Rest in peace, dear Grandmother.
CODA I ∼
My Dad, Donald Gene Myers, died on August 24, 2018, two days after I returned home from attending the Siepel family reunion. Dad was thrilled that my brother and I were going to the reunion this year. He wanted to come, too, so badly, and even though he was very ill, he almost did! He shared colorful memories of attending the Siepel and Knoedler family reunions. It was a big adventure for the city kids to visit the country. He remembered hot summer nights in the Siepel farmhouse, Aunt Edna bringing in wood for the woodstove to cook breakfast, him and cousin Jerry creating a little mischief by letting the calves out, and all the cousins playing in Crooked Creek.

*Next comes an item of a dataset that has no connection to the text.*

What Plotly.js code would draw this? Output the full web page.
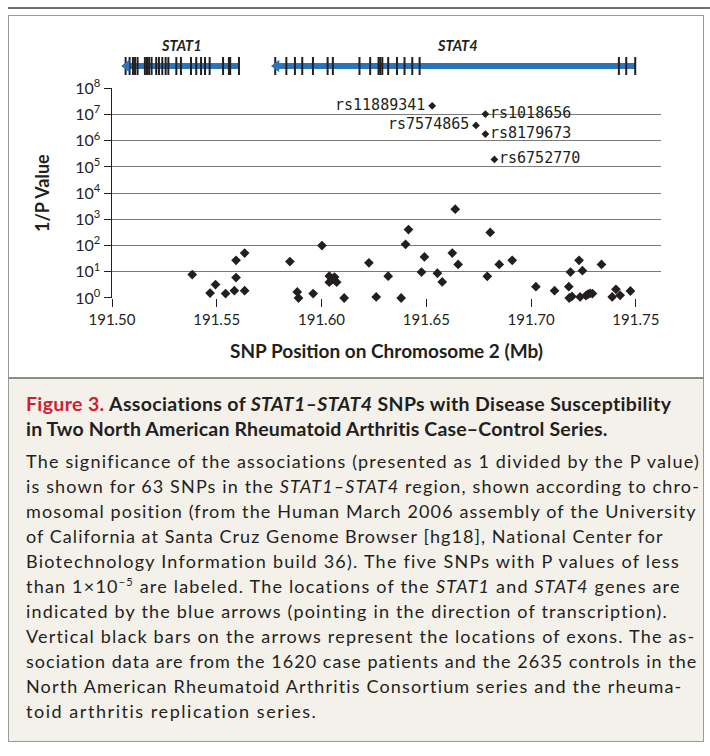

I have chosen to write about each generation in The Singing Oak in age order (oldest to youngest). It just so happened that, when Dad died, Fannie was up next. Fannie was the only one of Dad’s eight great-grandparents that I had not yet written about, the only one on Dad’s side of the family that he will not have read. I will miss my Dad’s phone call when this post is published (“Hello Terreeee…well, I read the latest edition of The Singing Oak…,” he would always begin). I will miss hearing his pleasure in reading about his great-grandmother Fannie and listening to the memories her story would stir. And yet the serendipity of this timing brings me great comfort. Fannie is the only one of Dad’s eight great-grandparents who was alive when Dad was born. Dad was her first great-grandchild. Writing about her has allowed me to deeply reflect on Dad’s roots and ancestry, and on that part of me that comes from him. The circle of life continues. I believe that Dad was welcomed home by his beloveds who left here before him, those whose voices are heard in The Singing Oak, and others whose life songs are further in the background but still resonate deep within. I see them in my mind’s eye, Fannie front and center, with Dad right beside her, singing loudly!